Earl Pomeroy And His “Blue Dog Demcorats” Abandon Their Principles, Media Doesn’t Bat An Eye
This weekend Rep. Earl Pomeroy’s opponent Duane Sand was given the unanimous, albeit unchallenged, nomination of his party. Before Sand even received that nomination he was attacked by the North Dakota media (ironically given where Earl Pomeroy and state Democrats get most of their money) for being associated with out of state political interests.
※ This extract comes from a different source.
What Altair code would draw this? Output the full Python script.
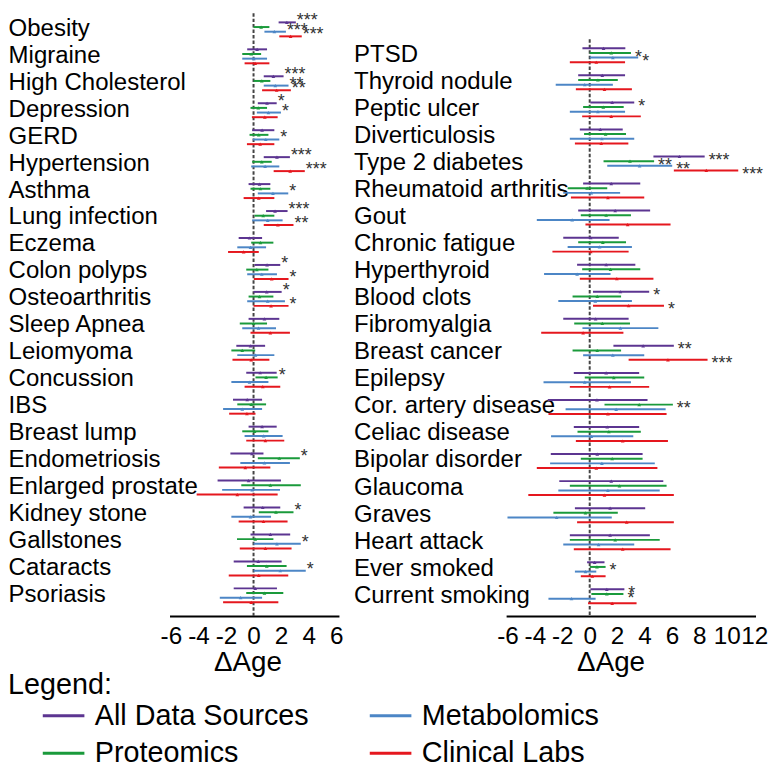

So clearly, the state media is pretty interested in the House race this year. So it is somewhat unfathomable that we have yet to hear a word from a North Dakota news outlet about Earl Pomeroy and his fellow “Blue Dog Democrats” abandoning the wishes of their red state constituents and voting with the liberal wing of his party on FISA:
...Pelosi and the House Democratic Leadership rammed through on a 213-197 vote FISA legislation they knew President Bush wouldn’t sign because it fails to include an essential reform: retroactive liability protection for telecommunications companies that responded to government calls for assistance in monitoring terrorist communications following the September 11 attacks. The leadership would have lost without the votes of 14 members of the relatively moderate Blue Dog Coalition who were among the signers of a Jan. 28 letter to Mrs. Pelosi urging support for telecommunications immunity. These lawmakers came under intense pressure from trial lawyers, the left-wing blogs and their own party’s leadership to recant their support for immunity, and they succumbed.
Basically, Pomeroy and his fellow “Blue Dogs” promised to stand on principle when it came to the FISA issue but ultimately collapsed under pressure from the far-left of their party. Yet this hasn’t been reported in North Dakota at all.
Meaning that the North Dakota media finds Pomeroy’s Republican Opponents work for a national advocacy group to be troubling, but not Pomeroy’s abandonment of his constituents’ wishes on a key national security issue.
Fair? Objective? Not even a little bit.